An international alternative to crème brûlée, this rich, traditional dessert is infused with vanilla and cinnamon to enhance a new, sweet tang. You can make this with real cream, nuts, and condensed milk in a caramel-based dessert for other occasions.
- 1 liter milk, regular or low-fat/skimmed only
- 8 eggs
- 10 spoonfuls sugar, brown or white only
- 2 packets vanilla (or a couple of splashes or dashes) or 2 teaspoons vanilla extract
- a pinch of cinnamon
- a spoonful of shredded lemon peel
- Mix the eggs and the milk well. Stir more than half of the sugar in and add the vanilla, cinnamon and lemon peel.
- Try the mixture and if you find it bland enough, add more sugar to taste. Melt the rest of the sugar in a non-stick pan, stirring occasionally so it does not burn.
- Pour the sugar in the 8-12 small pots (cup-size) and rotate each to cover the bottom.
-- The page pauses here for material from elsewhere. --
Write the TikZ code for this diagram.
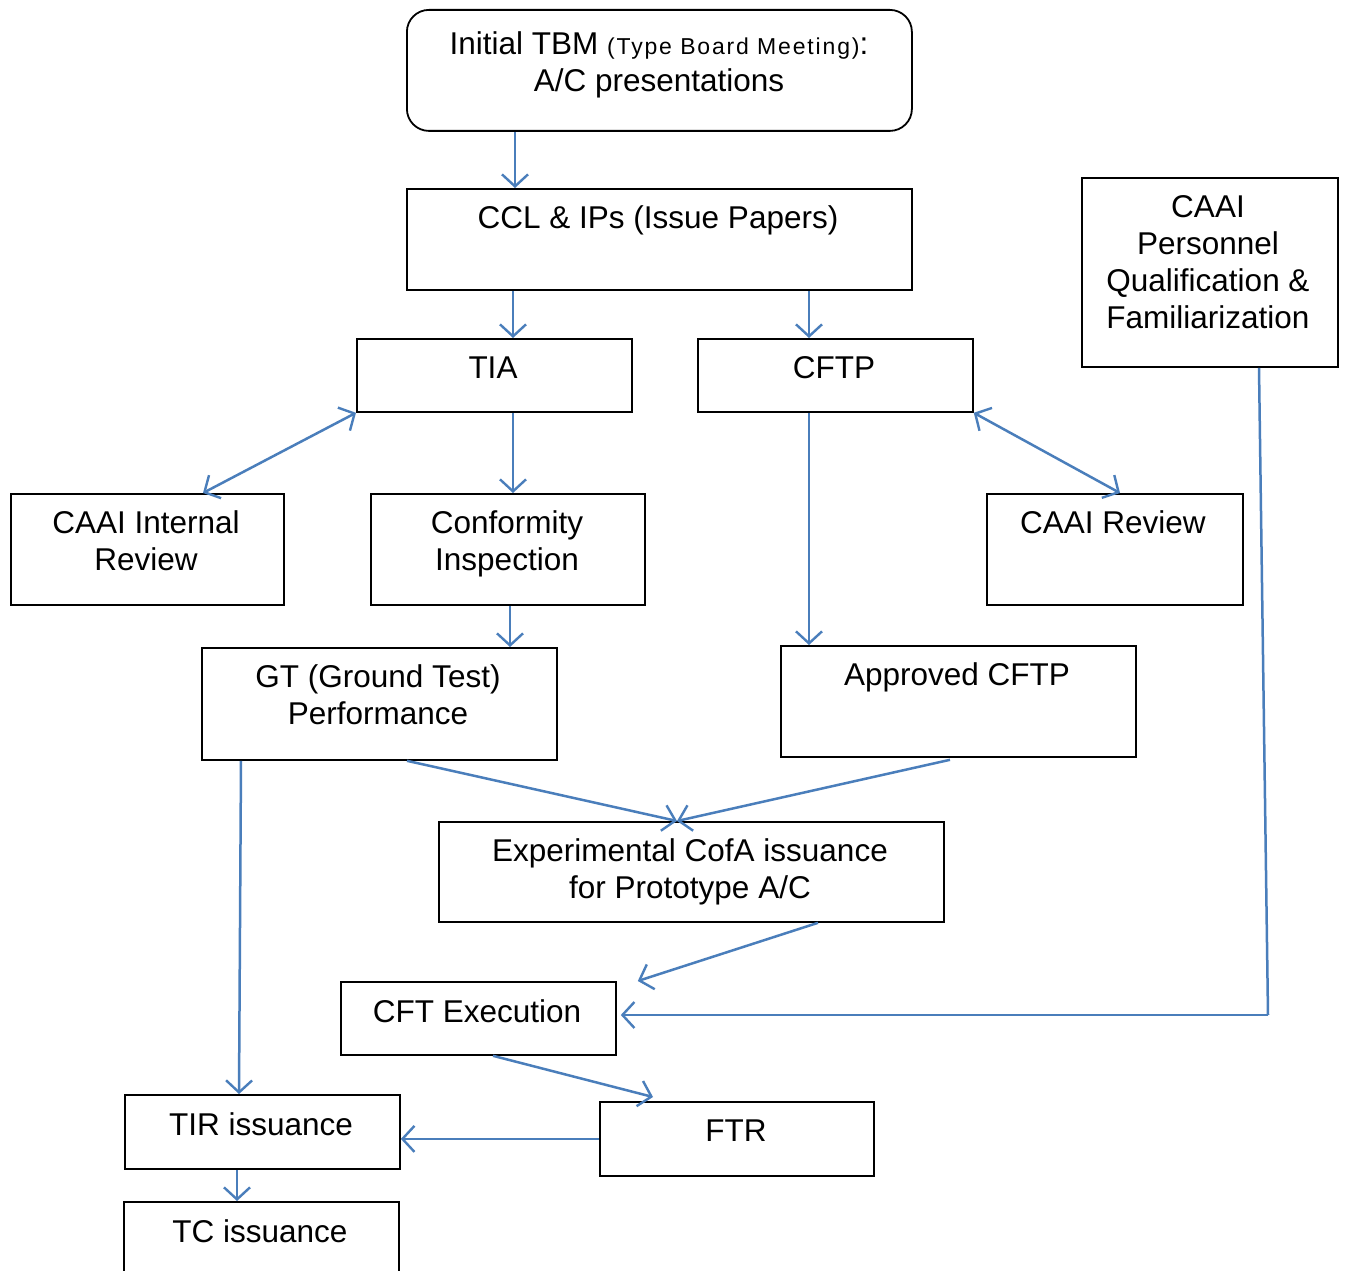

- Pour on the egg and milk mixture. Place the small pots/cups in a pan with 2-3 cups water in the pan, and bake in an oven at 100-150 °C.
- About thirty minutes later, check to see whether the creme is runny and bake a bit more until a golden crust is formed.
- Cool the creme, loosen the sides with a spoon, and turn it over on a plate. Serve with a swirl of whipped cream on top.